## BEGIN
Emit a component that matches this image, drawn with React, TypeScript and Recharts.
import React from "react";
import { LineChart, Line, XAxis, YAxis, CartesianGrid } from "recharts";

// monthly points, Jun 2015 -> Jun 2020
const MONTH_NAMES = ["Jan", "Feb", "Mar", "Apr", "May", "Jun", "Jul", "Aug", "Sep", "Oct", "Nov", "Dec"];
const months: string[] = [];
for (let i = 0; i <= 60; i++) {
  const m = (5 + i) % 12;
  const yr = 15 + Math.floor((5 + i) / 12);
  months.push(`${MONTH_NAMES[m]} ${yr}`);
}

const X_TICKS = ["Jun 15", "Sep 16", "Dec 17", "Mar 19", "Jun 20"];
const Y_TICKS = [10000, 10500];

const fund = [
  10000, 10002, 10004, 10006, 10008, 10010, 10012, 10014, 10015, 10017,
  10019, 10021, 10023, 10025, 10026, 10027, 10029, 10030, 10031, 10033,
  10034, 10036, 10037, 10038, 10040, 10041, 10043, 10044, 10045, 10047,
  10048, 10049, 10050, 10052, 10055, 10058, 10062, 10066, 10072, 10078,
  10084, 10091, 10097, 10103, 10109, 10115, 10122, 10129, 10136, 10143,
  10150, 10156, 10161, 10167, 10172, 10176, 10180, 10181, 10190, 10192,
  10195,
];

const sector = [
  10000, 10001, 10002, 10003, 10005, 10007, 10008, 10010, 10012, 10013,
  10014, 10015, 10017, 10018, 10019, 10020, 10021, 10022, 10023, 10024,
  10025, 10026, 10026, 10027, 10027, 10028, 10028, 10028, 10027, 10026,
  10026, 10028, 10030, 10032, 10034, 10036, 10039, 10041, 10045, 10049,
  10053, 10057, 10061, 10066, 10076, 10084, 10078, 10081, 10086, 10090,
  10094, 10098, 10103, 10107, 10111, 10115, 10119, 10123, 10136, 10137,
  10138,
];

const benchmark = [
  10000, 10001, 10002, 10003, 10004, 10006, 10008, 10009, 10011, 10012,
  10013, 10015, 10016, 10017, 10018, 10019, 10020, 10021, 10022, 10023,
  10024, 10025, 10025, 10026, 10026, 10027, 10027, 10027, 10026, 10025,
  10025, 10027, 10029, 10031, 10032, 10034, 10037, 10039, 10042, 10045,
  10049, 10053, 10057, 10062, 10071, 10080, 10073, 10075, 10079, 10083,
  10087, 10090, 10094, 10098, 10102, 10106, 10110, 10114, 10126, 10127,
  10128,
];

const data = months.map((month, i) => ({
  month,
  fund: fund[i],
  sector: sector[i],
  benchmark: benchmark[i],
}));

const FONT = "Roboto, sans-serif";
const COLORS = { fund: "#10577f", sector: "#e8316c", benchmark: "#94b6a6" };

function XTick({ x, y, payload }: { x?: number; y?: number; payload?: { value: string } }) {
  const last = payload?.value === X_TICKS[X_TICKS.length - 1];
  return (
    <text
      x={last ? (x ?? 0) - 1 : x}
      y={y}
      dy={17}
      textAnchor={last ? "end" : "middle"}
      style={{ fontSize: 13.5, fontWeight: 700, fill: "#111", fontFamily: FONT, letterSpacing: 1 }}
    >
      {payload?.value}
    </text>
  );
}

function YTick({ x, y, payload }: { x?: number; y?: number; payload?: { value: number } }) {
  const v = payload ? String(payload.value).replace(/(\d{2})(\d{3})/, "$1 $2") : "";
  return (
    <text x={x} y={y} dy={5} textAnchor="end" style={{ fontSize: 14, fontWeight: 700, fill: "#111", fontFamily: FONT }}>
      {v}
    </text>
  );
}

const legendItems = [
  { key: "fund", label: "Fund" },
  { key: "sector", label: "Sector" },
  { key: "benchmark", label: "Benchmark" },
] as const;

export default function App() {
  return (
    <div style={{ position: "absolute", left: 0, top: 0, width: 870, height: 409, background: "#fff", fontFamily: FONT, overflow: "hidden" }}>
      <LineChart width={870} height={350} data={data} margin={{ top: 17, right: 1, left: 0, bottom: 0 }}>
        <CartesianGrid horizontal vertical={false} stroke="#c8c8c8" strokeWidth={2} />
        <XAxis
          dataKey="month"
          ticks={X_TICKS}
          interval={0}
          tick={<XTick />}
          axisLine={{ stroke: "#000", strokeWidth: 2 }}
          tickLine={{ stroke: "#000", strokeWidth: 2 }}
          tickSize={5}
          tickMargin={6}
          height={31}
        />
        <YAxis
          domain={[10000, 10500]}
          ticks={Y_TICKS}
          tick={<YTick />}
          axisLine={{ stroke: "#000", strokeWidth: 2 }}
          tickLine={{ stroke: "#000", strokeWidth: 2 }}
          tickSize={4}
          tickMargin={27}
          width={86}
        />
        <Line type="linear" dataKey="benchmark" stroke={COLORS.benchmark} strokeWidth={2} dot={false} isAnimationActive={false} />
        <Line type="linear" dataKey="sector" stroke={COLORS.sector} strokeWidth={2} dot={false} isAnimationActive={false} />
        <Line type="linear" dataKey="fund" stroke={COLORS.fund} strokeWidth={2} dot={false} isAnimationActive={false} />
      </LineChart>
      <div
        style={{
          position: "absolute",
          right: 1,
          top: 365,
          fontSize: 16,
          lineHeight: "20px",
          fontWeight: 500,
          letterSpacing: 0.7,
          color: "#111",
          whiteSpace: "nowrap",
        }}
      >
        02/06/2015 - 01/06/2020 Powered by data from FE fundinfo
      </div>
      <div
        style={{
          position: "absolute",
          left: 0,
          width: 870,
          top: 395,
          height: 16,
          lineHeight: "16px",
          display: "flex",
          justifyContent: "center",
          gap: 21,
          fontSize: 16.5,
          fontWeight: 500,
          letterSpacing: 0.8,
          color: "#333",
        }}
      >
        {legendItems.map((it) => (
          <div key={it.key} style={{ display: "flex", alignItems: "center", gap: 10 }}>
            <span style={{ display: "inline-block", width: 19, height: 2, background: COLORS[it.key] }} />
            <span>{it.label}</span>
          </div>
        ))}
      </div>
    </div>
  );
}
## END
- Short problem -
From the first line of the data through the line with "XAxis, YAxis, CartesianGrid", quote each line exactly and add nothing else.

- Task answer -
Emit a component that matches this image, drawn with React, TypeScript and Recharts.
import React from "react";
import { LineChart, Line, XAxis, YAxis, CartesianGrid } from "recharts";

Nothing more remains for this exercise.